Resilience of liquidity of the Indian equity and bond markets

One key aspect of market liquidity is the resilience of liquidity. This is not a word that has been sharply defined in the literature; it has a few dimensions. One aspect is the time in which a limit order book restores to having the low impact cost prior to the placement of a large trade. If one could measure this in an experimental setting for a given security, suppose a large order is placed at t=0. Measuring resilience is about obtaining a graph with transaction size on the x axis and the time taken for impact cost to "substantially" revert to conditions that were prevalent at t=0.
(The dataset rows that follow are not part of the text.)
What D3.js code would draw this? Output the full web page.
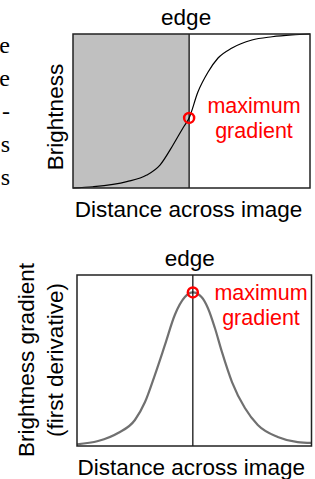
<!DOCTYPE html>
<html>
<head>
<meta charset="utf-8">
<script src="https://cdn.jsdelivr.net/npm/d3@7"></script>
<style>
  html, body { margin: 0; padding: 0; background: #fff; }
  svg { display: block; }
  text { font-family: "Liberation Sans", Arial, sans-serif; }
</style>
</head>
<body>
<svg id="chart" width="315" height="479"></svg>
<script>
// brightness profile across the edge (distance 0-100, brightness 0-1)
const brightX = [0, 8.4, 22.7, 31.1, 36.7, 42.2, 46.4, 49, 52.7, 57, 61.2, 67.1, 75.5, 84, 92.4, 100];
const brightY = [0, 0.008, 0.041, 0.084, 0.149, 0.279, 0.39, 0.455, 0.623, 0.753, 0.844, 0.909, 0.961, 0.982, 0.994, 1];

// first derivative of brightness
const gradX = [0, 9, 17.5, 24.7, 29, 33.2, 37.5, 41.7, 46, 49.4, 53.1, 55.8, 58.8, 61.8, 66.1, 71.6, 77.1, 85.6, 94.1, 100];
const gradY = [0.01, 0.029, 0.076, 0.152, 0.257, 0.415, 0.591, 0.766, 0.871, 0.898, 0.871, 0.807, 0.69, 0.55, 0.374, 0.222, 0.123, 0.053, 0.023, 0.018];

const topEdge = 49;
const bottomEdge = 49.4;

// clipped words of the body text on the left
const sideText = ["e", "e", "-", "s", "s"];

const svg = d3.select("#chart");

function drawPanel(opts) {
  const x = d3.scaleLinear().domain([0, 100]).range([opts.left, opts.right]);
  const y = d3.scaleLinear().domain([0, 1]).range([opts.bottom, opts.top]);
  const g = svg.append("g");

  if (opts.shade) {
    g.append("rect")
      .attr("x", x(0))
      .attr("y", y(1))
      .attr("width", x(opts.edge) - x(0))
      .attr("height", y(0) - y(1))
      .attr("fill", "#c0c0c0");
  }

  const pts = opts.xs.map(function (d, i) { return [d, opts.ys[i]]; });
  const line = d3.line()
    .x(function (d) { return x(d[0]); })
    .y(function (d) { return y(d[1]); })
    .curve(d3.curveMonotoneX);

  g.append("path")
    .datum(pts)
    .attr("d", line)
    .attr("fill", "none")
    .attr("stroke", opts.lineColor)
    .attr("stroke-width", opts.lineWidth);

  // edge marker
  g.append("line")
    .attr("x1", x(opts.edge)).attr("x2", x(opts.edge))
    .attr("y1", y(1)).attr("y2", y(0))
    .attr("stroke", "#000")
    .attr("stroke-width", 1.2);

  g.append("rect")
    .attr("x", x(0))
    .attr("y", y(1))
    .attr("width", x(100) - x(0))
    .attr("height", y(0) - y(1))
    .attr("fill", "none")
    .attr("stroke", "#222")
    .attr("stroke-width", 1.5);

  const edgeIdx = opts.xs.indexOf(opts.edge);
  g.append("circle")
    .attr("cx", x(opts.edge))
    .attr("cy", y(opts.ys[edgeIdx]))
    .attr("r", 5)
    .attr("fill", "none")
    .attr("stroke", "#ff0000")
    .attr("stroke-width", 2.5);

  g.append("text")
    .attr("x", x(opts.edge) - 3)
    .attr("y", y(1) - 9)
    .attr("text-anchor", "middle")
    .attr("font-size", 22.5)
    .text("edge");

  g.selectAll(".red")
    .data(["maximum", "gradient"])
    .enter()
    .append("text")
    .attr("x", opts.redX)
    .attr("y", function (d, i) { return opts.redY + i * 25; })
    .attr("text-anchor", "middle")
    .attr("font-size", 21.5)
    .attr("fill", "#ff0000")
    .text(function (d) { return d; });

  g.append("text")
    .attr("x", (x(0) + x(100)) / 2 - 3)
    .attr("y", y(0) + 29)
    .attr("text-anchor", "middle")
    .attr("font-size", 22.5)
    .text("Distance across image");

  opts.yLabel.forEach(function (t, i) {
    g.append("text")
      .attr("transform", "translate(" + (opts.yLabelX + i * 29) + "," + opts.yLabelY + ") rotate(-90)")
      .attr("text-anchor", "middle")
      .attr("font-size", 22.5)
      .text(t);
  });
}

drawPanel({
  left: 73, right: 310, top: 34, bottom: 188,
  xs: brightX, ys: brightY, edge: topEdge, shade: true,
  lineColor: "#000", lineWidth: 1.2,
  redX: 254, redY: 113,
  yLabel: ["Brightness"], yLabelX: 63, yLabelY: 117
});

drawPanel({
  left: 77, right: 311.5, top: 275, bottom: 446,
  xs: gradX, ys: gradY, edge: bottomEdge, shade: false,
  lineColor: "#707070", lineWidth: 2.2,
  redX: 261, redY: 300,
  yLabel: ["Brightness gradient", "(first derivative)"], yLabelX: 34, yLabelY: 360
});

svg.selectAll(".side")
  .data(sideText)
  .enter()
  .append("text")
  .attr("x", 10)
  .attr("y", function (d, i) { return 53 + i * 33; })
  .attr("text-anchor", "end")
  .attr("font-size", 24)
  .style("font-family", "'Liberation Serif', 'Times New Roman', serif")
  .text(function (d) { return d; });
</script>
</body>
</html>
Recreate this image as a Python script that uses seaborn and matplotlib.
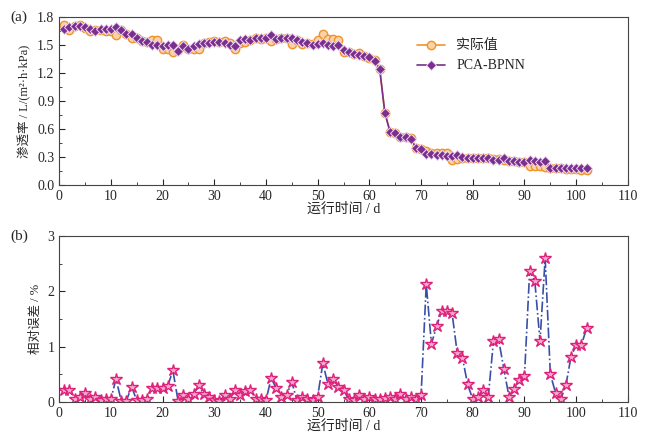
import numpy as np
import pandas as pd
import matplotlib
matplotlib.use('Agg')
import matplotlib.pyplot as plt
import seaborn as sns
from matplotlib.ticker import MultipleLocator

sns.set_style('ticks')
plt.rcParams['font.family'] = ['Liberation Serif', 'Noto Sans CJK SC']
plt.rcParams['axes.unicode_minus'] = False

days = list(range(1, 103))

actual = [1.72, 1.66, 1.70, 1.72, 1.68, 1.65, 1.66, 1.66, 1.65, 1.65,
          1.61, 1.66, 1.62, 1.57, 1.57, 1.54, 1.53, 1.55, 1.55, 1.46,
          1.46, 1.42, 1.45, 1.50, 1.46, 1.46, 1.46, 1.52, 1.53, 1.54,
          1.53, 1.54, 1.52, 1.46, 1.52, 1.53, 1.55, 1.58, 1.56, 1.57,
          1.54, 1.56, 1.58, 1.58, 1.51, 1.55, 1.51, 1.52, 1.51, 1.55,
          1.62, 1.56, 1.56, 1.55, 1.42, 1.42, 1.40, 1.41, 1.38, 1.36,
          1.34, 1.24, 0.77, 0.57, 0.56, 0.51, 0.51, 0.50, 0.40, 0.38,
          0.36, 0.34, 0.34, 0.34, 0.34, 0.27, 0.28, 0.29, 0.29, 0.29,
          0.29, 0.29, 0.29, 0.28, 0.28, 0.27, 0.26, 0.26, 0.25, 0.25,
          0.20, 0.20, 0.20, 0.19, 0.18, 0.18, 0.18, 0.17, 0.17, 0.17,
          0.16, 0.16]

predicted = [1.67, 1.69, 1.70, 1.70, 1.69, 1.67, 1.65, 1.67, 1.67, 1.67,
             1.69, 1.66, 1.62, 1.62, 1.58, 1.54, 1.53, 1.50, 1.50, 1.49,
             1.50, 1.50, 1.44, 1.49, 1.46, 1.49, 1.51, 1.52, 1.52, 1.53,
             1.53, 1.52, 1.50, 1.49, 1.55, 1.56, 1.55, 1.58, 1.58, 1.58,
             1.61, 1.56, 1.58, 1.57, 1.57, 1.55, 1.53, 1.52, 1.50, 1.51,
             1.52, 1.50, 1.49, 1.50, 1.45, 1.42, 1.40, 1.39, 1.38, 1.37,
             1.33, 1.24, 0.77, 0.57, 0.56, 0.51, 0.51, 0.49, 0.40, 0.38,
             0.33, 0.33, 0.32, 0.32, 0.31, 0.31, 0.32, 0.30, 0.29, 0.29,
             0.29, 0.29, 0.29, 0.27, 0.27, 0.29, 0.26, 0.26, 0.25, 0.25,
             0.27, 0.26, 0.24, 0.26, 0.18, 0.18, 0.18, 0.18, 0.18, 0.18,
             0.18, 0.18]

rel_error = [0.22, 0.22, 0.05, 0.10, 0.17, 0.05, 0.10, 0.03, 0.05, 0.05,
             0.42, 0.02, 0.02, 0.28, 0.03, 0.03, 0.06, 0.25, 0.26, 0.25,
             0.29, 0.57, 0.02, 0.12, 0.05, 0.15, 0.30, 0.14, 0.10, 0.03,
             0.02, 0.12, 0.05, 0.22, 0.13, 0.20, 0.22, 0.06, 0.05, 0.03,
             0.43, 0.25, 0.10, 0.13, 0.36, 0.03, 0.10, 0.06, 0.03, 0.10,
             0.70, 0.32, 0.41, 0.28, 0.22, 0.05, 0.03, 0.12, 0.05, 0.10,
             0.06, 0.05, 0.08, 0.10, 0.06, 0.15, 0.05, 0.10, 0.05, 0.12,
             2.13, 1.05, 1.37, 1.65, 1.65, 1.60, 0.88, 0.80, 0.32, 0.05,
             0.10, 0.22, 0.10, 1.10, 1.13, 0.60, 0.10, 0.23, 0.40, 0.47,
             2.37, 2.18, 1.10, 2.60, 0.50, 0.17, 0.05, 0.30, 0.82, 1.03,
             1.03, 1.33]

fig = plt.figure(figsize=(6.5, 4.37), dpi=100)
ax1 = fig.add_axes([0.091, 0.577, 0.875, 0.384])
ax2 = fig.add_axes([0.091, 0.08, 0.875, 0.38])

sns.lineplot(x=days, y=actual, ax=ax1, color='#F0932B', marker='o', markersize=6,
             markerfacecolor='#FBD3A8', markeredgecolor='#F0932B', markeredgewidth=1,
             linewidth=1.2, label='实际值')
sns.lineplot(x=days, y=predicted, ax=ax1, color='#7A2E8E', marker='D', markersize=5,
             markerfacecolor='#7A2E8E', markeredgecolor='#E8D6EE', markeredgewidth=0.7,
             linewidth=1.2, label='PCA-BPNN')
ax1.set_xlim(0, 110)
ax1.set_ylim(0, 1.8)
ax1.xaxis.set_major_locator(MultipleLocator(10))
ax1.xaxis.set_minor_locator(MultipleLocator(5))
ax1.yaxis.set_major_locator(MultipleLocator(0.3))
ax1.yaxis.set_minor_locator(MultipleLocator(0.15))
ax1.set_xlabel('运行时间 / d', fontsize=10, labelpad=0)
ax1.set_ylabel('渗透率 / L/(m²·h·kPa)', fontsize=9)
ax1.legend(loc='upper left', bbox_to_anchor=(0.62, 0.9), frameon=False, fontsize=10,
           handlelength=2, borderaxespad=0)
ax1.text(-0.085, 1.0, '(a)', transform=ax1.transAxes, fontsize=11, va='center')

sns.lineplot(x=days, y=rel_error, ax=ax2, color='#3A4FA8', linestyle='-.', linewidth=1.2,
             marker='*', markersize=9, markerfacecolor='#F7A8CC',
             markeredgecolor='#E0207A', markeredgewidth=1)
ax2.set_xlim(0, 110)
ax2.set_ylim(0, 3)
ax2.xaxis.set_major_locator(MultipleLocator(10))
ax2.xaxis.set_minor_locator(MultipleLocator(5))
ax2.yaxis.set_major_locator(MultipleLocator(1))
ax2.yaxis.set_minor_locator(MultipleLocator(0.5))
ax2.set_xlabel('运行时间 / d', fontsize=10, labelpad=0)
ax2.set_ylabel('相对误差 / %', fontsize=9)
ax2.text(-0.085, 1.0, '(b)', transform=ax2.transAxes, fontsize=11, va='center')

for ax in (ax1, ax2):
    ax.tick_params(direction='in', which='both', labelsize=10, top=False, right=False)
    ax.tick_params(which='major', length=4)
    ax.tick_params(which='minor', length=2)
    for s in ax.spines.values():
        s.set_color('#444444')
        s.set_linewidth(0.8)

fig.savefig('out.png', dpi=100)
Another dimension of liquidity is the ability of market liquidity to handle bad news or negative returns. I don't really understand why, but it often seems that market liquidity is diminished after negative news. One part of this is just a measurement issue : dollar turnover is higher after prices have gone up and lower after prices have gone down. But even if one is using measures of liquidity which are not affected by this problem, the hallmark of a successful financial market is resilience in the sense of being able to handle sharp movements, particularly sharp negative movements, and continue to deliver a continual supply of liquidity. Participants face greater liquidity when this is not the case.
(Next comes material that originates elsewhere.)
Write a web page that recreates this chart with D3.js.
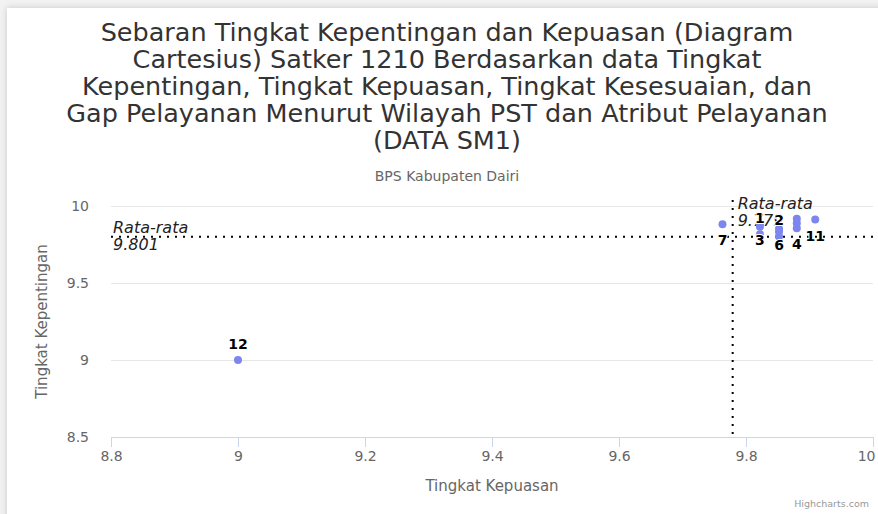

Susan Thomas has an EPW article on the resilience of liquidity on the Indian equity and debt markets. The main finding is that the equity market has considerable resilience while the debt market does not. I think this is related to RBI's belief that the bond market should have no speculators compared with SEBI's belief that speculators are a legitimate part of the equity market.

1 comment:

  1. Hi AJAY,

    A new entrant to your blog by means of economic data search.
    Just wanted to know your views on the rising crude prices and its replicating effect on our contry ; specifically when the prices are not passed on. Though the amount of subsidy burden will ultimately be born by the people one day or other , but may be in other way round in terms of tax .Dont you think that the whole process of running an elephant by cutting rates and exposing to low liquidity in auto laons which was sarted few years back leading to higher auto sales inturn leading to Humugous consumption of crude and environment pitfalls (eventually economists doesn't give a head to it) has lead to a growth but than paying heftily. If you see the price rise in crude and its implication of Arabs getting richer in away , the same money (higher premium)being pumped in the same market.For eg default in subprime being offsetted by selling assets to middle east by citi and ubs. Eventually loses in US being paid by UAE.the assets acquired by UAE may go higher from where they have acquired.It seems US plays smart game in all.